In December 2006, E. coli poisoning in patrons of Taco Bell restaurants around the country began to be reported. E. coli is a bacterium that occurs naturally in the intestines of most animals, including humans. Most types of the bacteria are harmless, but the E. coli 0157:H7 strain that was involved in the Taco Bell outbreak can be particularly dangerous to people. The symptoms of E. coli poisoning usually occur within 3 to 9 days after a victim eats contaminated foods. E. coli 0157:H7 causes a disease called hemorrhagic colitis, which is the sudden onset of stomach pain and severe cramps. This is followed by diarrhea that is watery and bloody. Sometimes there is vomiting, but there is no fever. The illness lasts about a week. While most people will recover completely, E. coli poisoning can be very dangerous for children, the elderly and anyone with a weak immune system. In some cases, E. coli 0157:H7 will cause a disorder called hemolytic uremic syndrome, which can be life-threatening.
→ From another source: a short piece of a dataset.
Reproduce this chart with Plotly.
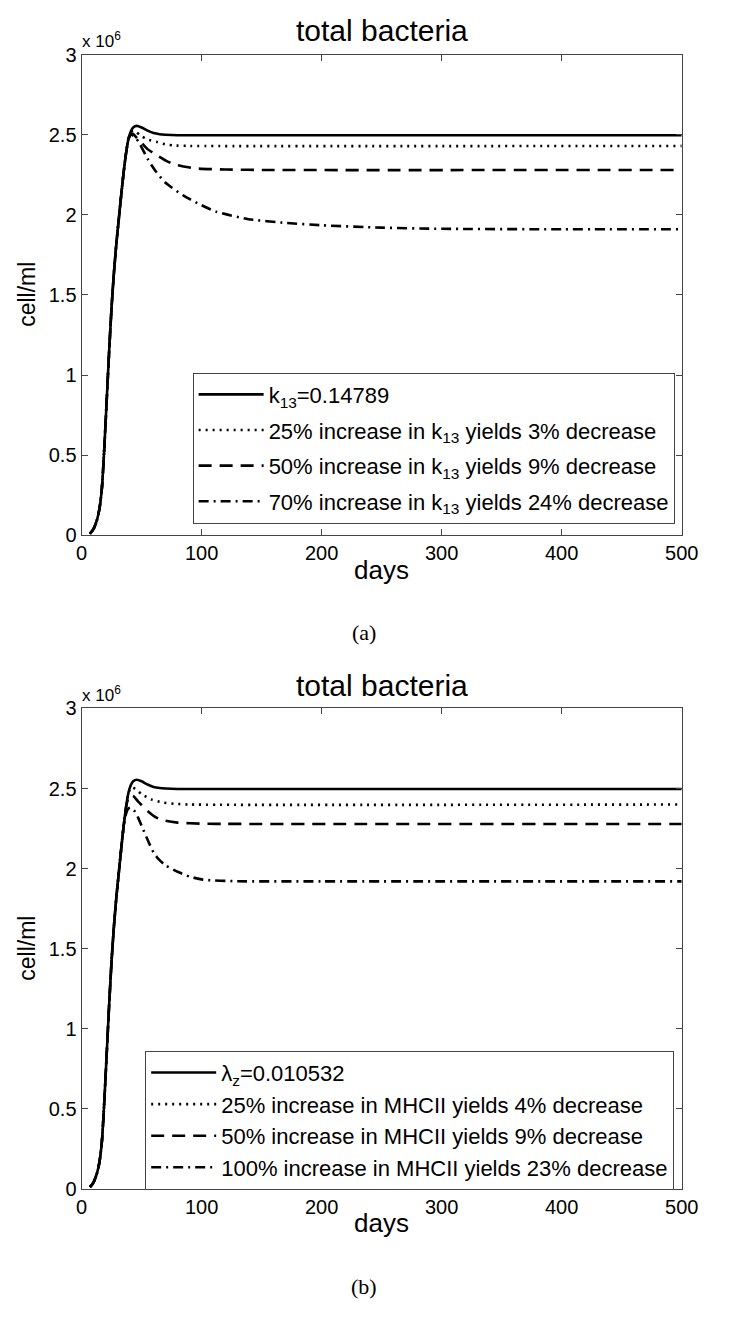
import plotly.graph_objects as go

# ---------------- data (values in units of 10^6 cell/ml) ----------------
rise_days = [7, 10, 13, 15, 17, 19, 21, 23, 25, 27, 29, 31, 33, 35, 37, 39]
rise_vals = [0.01, 0.04, 0.10, 0.17, 0.30, 0.55, 0.85, 1.15, 1.42, 1.64, 1.82, 1.97, 2.12, 2.26, 2.38, 2.47]

# panel (a)
solid_a_days = rise_days + [41, 43, 46, 50, 55, 60, 65, 70, 80, 100, 500]
solid_a_vals = rise_vals + [2.52, 2.545, 2.555, 2.545, 2.525, 2.51, 2.503, 2.50, 2.497, 2.497, 2.497]

dotted_a_days = rise_days + [41, 43, 45, 50, 55, 63, 70, 77, 90, 500]
dotted_a_vals = rise_vals + [2.515, 2.525, 2.52, 2.49, 2.47, 2.454, 2.44, 2.433, 2.43, 2.43]

dashed_a_days = rise_days + [41, 43, 46, 50, 55, 63, 71, 80, 95, 120, 150, 500]
dashed_a_vals = rise_vals + [2.505, 2.505, 2.48, 2.45, 2.41, 2.37, 2.335, 2.31, 2.29, 2.283, 2.28, 2.28]

dashdot_a_days = rise_days + [41, 44, 48, 55, 62, 70, 85, 100, 112, 139, 170, 200, 250, 300, 400, 500]
dashdot_a_vals = rise_vals + [2.50, 2.49, 2.45, 2.35, 2.27, 2.20, 2.12, 2.06, 2.02, 1.973, 1.95, 1.935, 1.92, 1.913, 1.91, 1.91]

# panel (b)
solid_b_days = solid_a_days
solid_b_vals = solid_a_vals

dotted_b_days = rise_days + [41, 43, 46, 50, 58, 68, 77, 90, 500]
dotted_b_vals = rise_vals + [2.505, 2.505, 2.49, 2.465, 2.432, 2.412, 2.405, 2.40, 2.40]

dashed_b_days = rise_days[:-1] + [39, 41, 43, 47, 55, 62, 69, 80, 100, 120, 500]
dashed_b_vals = rise_vals[:-1] + [2.44, 2.46, 2.455, 2.42, 2.36, 2.32, 2.30, 2.287, 2.28, 2.279, 2.278]

dashdot_b_days = rise_days[:-2] + [37, 39, 41, 44, 47, 51, 55, 60, 64, 70, 80, 90, 101, 128, 200, 500]
dashdot_b_vals = rise_vals[:-2] + [2.34, 2.375, 2.38, 2.36, 2.32, 2.25, 2.18, 2.10, 2.06, 2.02, 1.98, 1.95, 1.931, 1.921, 1.92, 1.92]

names_a = ["k<sub>13</sub>=0.14789",
           "25% increase in k<sub>13</sub> yields 3% decrease",
           "50% increase in k<sub>13</sub> yields 9% decrease",
           "70% increase in k<sub>13</sub> yields 24% decrease"]
names_b = ["λ<sub>z</sub>=0.010532",
           "25% increase in MHCII yields 4% decrease",
           "50% increase in MHCII yields 9% decrease",
           "100% increase in MHCII yields 23% decrease"]

x_ticks = [0, 100, 200, 300, 400, 500]
y_ticks = [0, 0.5, 1, 1.5, 2, 2.5, 3]
y_tick_labels = ["0", "0.5", "1", "1.5", "2", "2.5", "3"]

# ---------------- figure ----------------
W, H = 730, 1319
FONT = "Liberation Sans, Arial, sans-serif"
dashes = ["solid", "2px,5px", "13px,8px", "10px,5px,2px,5px"]

fig = go.Figure()

series_a = [(solid_a_days, solid_a_vals), (dotted_a_days, dotted_a_vals),
            (dashed_a_days, dashed_a_vals), (dashdot_a_days, dashdot_a_vals)]
series_b = [(solid_b_days, solid_b_vals), (dotted_b_days, dotted_b_vals),
            (dashed_b_days, dashed_b_vals), (dashdot_b_days, dashdot_b_vals)]

for i, ((d, v), nm, ds) in enumerate(zip(series_a, names_a, dashes)):
    fig.add_trace(go.Scatter(x=d, y=v, name=nm, mode="lines", legendgroup=f"a{i}",
                             line=dict(color="black", width=2.6, dash=ds, shape="spline", smoothing=0.6),
                             xaxis="x", yaxis="y", legend="legend"))
for (d, v), nm, ds in zip(series_b, names_b, dashes):
    fig.add_trace(go.Scatter(x=d, y=v, name=nm, mode="lines",
                             line=dict(color="black", width=2.6, dash=ds, shape="spline", smoothing=0.6),
                             xaxis="x2", yaxis="y2", legend="legend2"))

def px_x(p):
    return p / W

def px_y(p):
    return (H - p) / H

x_dom = [px_x(78), px_x(697.7)]
ya_dom = [px_y(533.3), px_y(44.3)]
yb_dom = [px_y(1197.7), px_y(709.3)]

axis_common = dict(showline=True, linecolor="#444", linewidth=1, mirror="ticks",
                   ticks="inside", ticklen=6, tickcolor="#444", showgrid=False, zeroline=False,
                   tickfont=dict(family=FONT, size=20, color="black"))

LEG_FONT = dict(family=FONT, size=22, color="black")

fig.update_layout(
    width=W, height=H, margin=dict(l=0, r=0, t=0, b=0),
    paper_bgcolor="white", plot_bgcolor="white",
    font=dict(family=FONT, color="black"),
    xaxis=dict(domain=x_dom, range=[0, 500], tickvals=x_ticks, anchor="y", **axis_common),
    yaxis=dict(domain=ya_dom, range=[0, 3], tickvals=y_ticks, ticktext=y_tick_labels, anchor="x", **axis_common),
    xaxis2=dict(domain=x_dom, range=[0, 500], tickvals=x_ticks, anchor="y2", **axis_common),
    yaxis2=dict(domain=yb_dom, range=[0, 3], tickvals=y_ticks, ticktext=y_tick_labels, anchor="x2", **axis_common),
    legend=dict(x=px_x(192.7), y=px_y(444.5), xanchor="left", yanchor="middle",
                bgcolor="white", bordercolor="#444", borderwidth=1,
                font=LEG_FONT, itemwidth=65, tracegroupgap=4),
    legend2=dict(x=px_x(143.7), y=px_y(1128), xanchor="left", yanchor="middle",
                 bgcolor="white", bordercolor="#444", borderwidth=1,
                 font=LEG_FONT, itemwidth=65, tracegroupgap=0),
)

def ann(text, xp, yp, size, family=FONT, xanchor="center", yanchor="middle", angle=0):
    return dict(text=text, x=px_x(xp), y=px_y(yp), xref="paper", yref="paper",
                xanchor=xanchor, yanchor=yanchor, textangle=angle, showarrow=False,
                font=dict(family=family, size=size, color="black"))

annots = []
for top, title_y, days_y, lab_y, lab in [(44.3, 20, 568, 632, "(a)"), (709.3, 686, 1233, 1297, "(b)")]:
    annots.append(ann("total bacteria", 388, title_y, 30))
    annots.append(ann("days", 388, days_y, 26))
    annots.append(ann("x 10<sup>6</sup>", 76, top - 2, 17, xanchor="left", yanchor="bottom"))
    annots.append(ann("cell/ml", 22, top + 244, 23, angle=-90))
    annots.append(ann(lab, 370, lab_y, 22, family="Liberation Serif, DejaVu Serif, serif"))
fig.update_layout(annotations=annots)

fig.write_html("out.html", config={"displayModeBar": False},
               post_script="document.body.style.margin='0';document.body.style.overflow='hidden';")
According to the CDC,
E. coli 0157:H7 is responsible for sickening 73,000 people every year, and of those, 60 will die from the disease.
Ultimately, a total of 71 E. coli poisoning cases in five states were linked to Taco Bell restaurants: Delaware (2 cases), New Jersey (33 cases), New York (22 cases), Pennsylvania (13 cases) and South Carolina (1 case — this person ate at a Taco Bell in Pennsylvania). A total of 53 hospitalizations and 8 cases of hemolytic uremic syndrome were also reported.
An investigation into the Taco Bell E. coli outbreak by the California Food Emergency Response Team determined that lettuce from two California growers was to blame for the outbreak. But a traceback by the Food & Drug Administration did not find E. coli contamination in those lettuce fields. Further, the CDC report on the Taco Bell E. coli outbreak was less definitive about its source. The CDC report reads in part: “Public health investigators have identified a few ingredients that were consumed more often by ill persons than well persons and were statistically linked with illness: lettuce, cheddar cheese, and ground beef.”
The Taco Bell E. coli outbreak illustrates how difficult it is for health authorities to definitively determine the origin of a food poisoning outbreak. It is doubtful that the source of the Taco Bell E. coli outbreak will ever be determined with certainty.